Exactly as written, quote every line that follows, skipping the images.

Data
=====

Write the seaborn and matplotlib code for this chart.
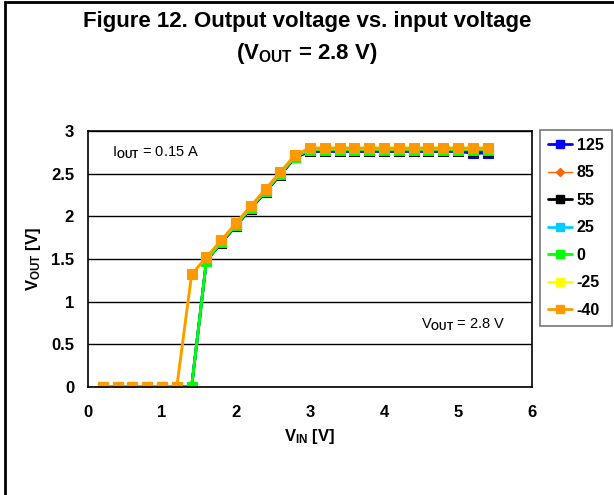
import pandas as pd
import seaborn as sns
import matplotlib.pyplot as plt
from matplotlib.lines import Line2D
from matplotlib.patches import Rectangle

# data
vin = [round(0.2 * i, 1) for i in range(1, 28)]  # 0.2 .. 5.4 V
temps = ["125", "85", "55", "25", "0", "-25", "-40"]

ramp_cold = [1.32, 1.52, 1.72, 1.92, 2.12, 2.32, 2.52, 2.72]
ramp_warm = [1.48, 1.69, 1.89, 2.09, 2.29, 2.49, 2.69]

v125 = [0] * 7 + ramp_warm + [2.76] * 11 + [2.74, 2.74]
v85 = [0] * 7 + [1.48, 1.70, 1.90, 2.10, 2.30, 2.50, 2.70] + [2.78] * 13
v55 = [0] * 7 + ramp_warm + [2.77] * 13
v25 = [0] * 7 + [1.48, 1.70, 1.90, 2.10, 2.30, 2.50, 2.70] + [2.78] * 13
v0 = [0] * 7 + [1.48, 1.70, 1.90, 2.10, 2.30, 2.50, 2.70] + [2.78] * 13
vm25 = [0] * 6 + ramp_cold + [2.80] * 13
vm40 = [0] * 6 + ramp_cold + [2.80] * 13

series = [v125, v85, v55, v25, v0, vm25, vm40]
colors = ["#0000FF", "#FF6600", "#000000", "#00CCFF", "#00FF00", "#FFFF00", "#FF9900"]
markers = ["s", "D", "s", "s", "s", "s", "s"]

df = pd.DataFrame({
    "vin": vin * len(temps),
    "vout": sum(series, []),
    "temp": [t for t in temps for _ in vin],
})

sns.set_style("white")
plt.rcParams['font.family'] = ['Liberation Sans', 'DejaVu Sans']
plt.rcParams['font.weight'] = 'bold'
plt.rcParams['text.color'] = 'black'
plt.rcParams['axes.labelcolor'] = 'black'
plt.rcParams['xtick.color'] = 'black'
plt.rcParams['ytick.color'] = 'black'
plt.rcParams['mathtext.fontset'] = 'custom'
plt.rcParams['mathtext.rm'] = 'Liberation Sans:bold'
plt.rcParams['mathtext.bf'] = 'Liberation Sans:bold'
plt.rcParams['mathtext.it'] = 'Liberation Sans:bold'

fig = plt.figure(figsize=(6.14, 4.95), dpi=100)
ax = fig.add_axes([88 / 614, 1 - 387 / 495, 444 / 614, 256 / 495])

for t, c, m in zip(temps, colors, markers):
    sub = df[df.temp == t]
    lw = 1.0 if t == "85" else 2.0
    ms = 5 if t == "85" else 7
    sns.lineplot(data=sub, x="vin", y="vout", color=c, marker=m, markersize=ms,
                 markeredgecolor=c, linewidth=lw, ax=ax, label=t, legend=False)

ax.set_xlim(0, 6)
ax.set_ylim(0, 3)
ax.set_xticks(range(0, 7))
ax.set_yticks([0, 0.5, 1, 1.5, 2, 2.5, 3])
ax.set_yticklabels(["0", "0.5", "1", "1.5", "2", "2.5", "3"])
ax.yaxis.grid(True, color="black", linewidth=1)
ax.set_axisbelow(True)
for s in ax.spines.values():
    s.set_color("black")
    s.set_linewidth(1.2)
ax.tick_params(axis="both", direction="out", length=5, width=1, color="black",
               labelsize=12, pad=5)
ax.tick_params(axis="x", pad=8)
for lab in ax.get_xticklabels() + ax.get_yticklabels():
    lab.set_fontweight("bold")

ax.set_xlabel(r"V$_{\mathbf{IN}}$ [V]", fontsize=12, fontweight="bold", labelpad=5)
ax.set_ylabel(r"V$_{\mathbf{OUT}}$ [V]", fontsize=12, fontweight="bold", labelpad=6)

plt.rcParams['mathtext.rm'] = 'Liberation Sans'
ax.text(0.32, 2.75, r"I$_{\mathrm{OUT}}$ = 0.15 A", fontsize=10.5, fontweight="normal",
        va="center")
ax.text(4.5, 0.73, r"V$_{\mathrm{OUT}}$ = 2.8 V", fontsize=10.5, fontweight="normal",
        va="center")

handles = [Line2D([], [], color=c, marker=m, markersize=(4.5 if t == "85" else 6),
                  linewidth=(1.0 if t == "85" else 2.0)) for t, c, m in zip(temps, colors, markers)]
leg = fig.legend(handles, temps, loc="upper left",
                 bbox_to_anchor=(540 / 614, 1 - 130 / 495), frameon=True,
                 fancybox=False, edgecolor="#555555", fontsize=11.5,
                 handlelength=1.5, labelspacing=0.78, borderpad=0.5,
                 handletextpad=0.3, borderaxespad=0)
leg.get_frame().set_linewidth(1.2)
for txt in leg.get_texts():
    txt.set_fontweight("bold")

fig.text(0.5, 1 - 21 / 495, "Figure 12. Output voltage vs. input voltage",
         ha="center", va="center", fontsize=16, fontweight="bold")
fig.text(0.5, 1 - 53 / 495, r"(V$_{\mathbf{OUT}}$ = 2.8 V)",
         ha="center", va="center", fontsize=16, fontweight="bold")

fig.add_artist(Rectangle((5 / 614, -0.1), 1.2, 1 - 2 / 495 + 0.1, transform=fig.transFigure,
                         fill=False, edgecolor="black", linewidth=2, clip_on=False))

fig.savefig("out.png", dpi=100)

=====

Answer for the task
Write the seaborn and matplotlib code for this chart.
import pandas as pd
import seaborn as sns
import matplotlib.pyplot as plt
from matplotlib.lines import Line2D
from matplotlib.patches import Rectangle

# data
vin = [round(0.2 * i, 1) for i in range(1, 28)]  # 0.2 .. 5.4 V
temps = ["125", "85", "55", "25", "0", "-25", "-40"]

ramp_cold = [1.32, 1.52, 1.72, 1.92, 2.12, 2.32, 2.52, 2.72]
ramp_warm = [1.48, 1.69, 1.89, 2.09, 2.29, 2.49, 2.69]

v125 = [0] * 7 + ramp_warm + [2.76] * 11 + [2.74, 2.74]
v85 = [0] * 7 + [1.48, 1.70, 1.90, 2.10, 2.30, 2.50, 2.70] + [2.78] * 13
v55 = [0] * 7 + ramp_warm + [2.77] * 13
v25 = [0] * 7 + [1.48, 1.70, 1.90, 2.10, 2.30, 2.50, 2.70] + [2.78] * 13
v0 = [0] * 7 + [1.48, 1.70, 1.90, 2.10, 2.30, 2.50, 2.70] + [2.78] * 13
vm25 = [0] * 6 + ramp_cold + [2.80] * 13
vm40 = [0] * 6 + ramp_cold + [2.80] * 13

series = [v125, v85, v55, v25, v0, vm25, vm40]
colors = ["#0000FF", "#FF6600", "#000000", "#00CCFF", "#00FF00", "#FFFF00", "#FF9900"]
markers = ["s", "D", "s", "s", "s", "s", "s"]

df = pd.DataFrame({
    "vin": vin * len(temps),
    "vout": sum(series, []),
    "temp": [t for t in temps for _ in vin],
})

sns.set_style("white")
plt.rcParams['font.family'] = ['Liberation Sans', 'DejaVu Sans']
plt.rcParams['font.weight'] = 'bold'
plt.rcParams['text.color'] = 'black'
plt.rcParams['axes.labelcolor'] = 'black'
plt.rcParams['xtick.color'] = 'black'
plt.rcParams['ytick.color'] = 'black'
plt.rcParams['mathtext.fontset'] = 'custom'
plt.rcParams['mathtext.rm'] = 'Liberation Sans:bold'
plt.rcParams['mathtext.bf'] = 'Liberation Sans:bold'
plt.rcParams['mathtext.it'] = 'Liberation Sans:bold'

fig = plt.figure(figsize=(6.14, 4.95), dpi=100)
ax = fig.add_axes([88 / 614, 1 - 387 / 495, 444 / 614, 256 / 495])

for t, c, m in zip(temps, colors, markers):
    sub = df[df.temp == t]
    lw = 1.0 if t == "85" else 2.0
    ms = 5 if t == "85" else 7
    sns.lineplot(data=sub, x="vin", y="vout", color=c, marker=m, markersize=ms,
                 markeredgecolor=c, linewidth=lw, ax=ax, label=t, legend=False)

ax.set_xlim(0, 6)
ax.set_ylim(0, 3)
ax.set_xticks(range(0, 7))
ax.set_yticks([0, 0.5, 1, 1.5, 2, 2.5, 3])
ax.set_yticklabels(["0", "0.5", "1", "1.5", "2", "2.5", "3"])
ax.yaxis.grid(True, color="black", linewidth=1)
ax.set_axisbelow(True)
for s in ax.spines.values():
    s.set_color("black")
    s.set_linewidth(1.2)
ax.tick_params(axis="both", direction="out", length=5, width=1, color="black",
               labelsize=12, pad=5)
ax.tick_params(axis="x", pad=8)
for lab in ax.get_xticklabels() + ax.get_yticklabels():
    lab.set_fontweight("bold")

ax.set_xlabel(r"V$_{\mathbf{IN}}$ [V]", fontsize=12, fontweight="bold", labelpad=5)
ax.set_ylabel(r"V$_{\mathbf{OUT}}$ [V]", fontsize=12, fontweight="bold", labelpad=6)

plt.rcParams['mathtext.rm'] = 'Liberation Sans'
ax.text(0.32, 2.75, r"I$_{\mathrm{OUT}}$ = 0.15 A", fontsize=10.5, fontweight="normal",
        va="center")
ax.text(4.5, 0.73, r"V$_{\mathrm{OUT}}$ = 2.8 V", fontsize=10.5, fontweight="normal",
        va="center")

handles = [Line2D([], [], color=c, marker=m, markersize=(4.5 if t == "85" else 6),
                  linewidth=(1.0 if t == "85" else 2.0)) for t, c, m in zip(temps, colors, markers)]
leg = fig.legend(handles, temps, loc="upper left",
                 bbox_to_anchor=(540 / 614, 1 - 130 / 495), frameon=True,
                 fancybox=False, edgecolor="#555555", fontsize=11.5,
                 handlelength=1.5, labelspacing=0.78, borderpad=0.5,
                 handletextpad=0.3, borderaxespad=0)
leg.get_frame().set_linewidth(1.2)
for txt in leg.get_texts():
    txt.set_fontweight("bold")

fig.text(0.5, 1 - 21 / 495, "Figure 12. Output voltage vs. input voltage",
         ha="center", va="center", fontsize=16, fontweight="bold")
fig.text(0.5, 1 - 53 / 495, r"(V$_{\mathbf{OUT}}$ = 2.8 V)",
         ha="center", va="center", fontsize=16, fontweight="bold")

fig.add_artist(Rectangle((5 / 614, -0.1), 1.2, 1 - 2 / 495 + 0.1, transform=fig.transFigure,
                         fill=False, edgecolor="black", linewidth=2, clip_on=False))

fig.savefig("out.png", dpi=100)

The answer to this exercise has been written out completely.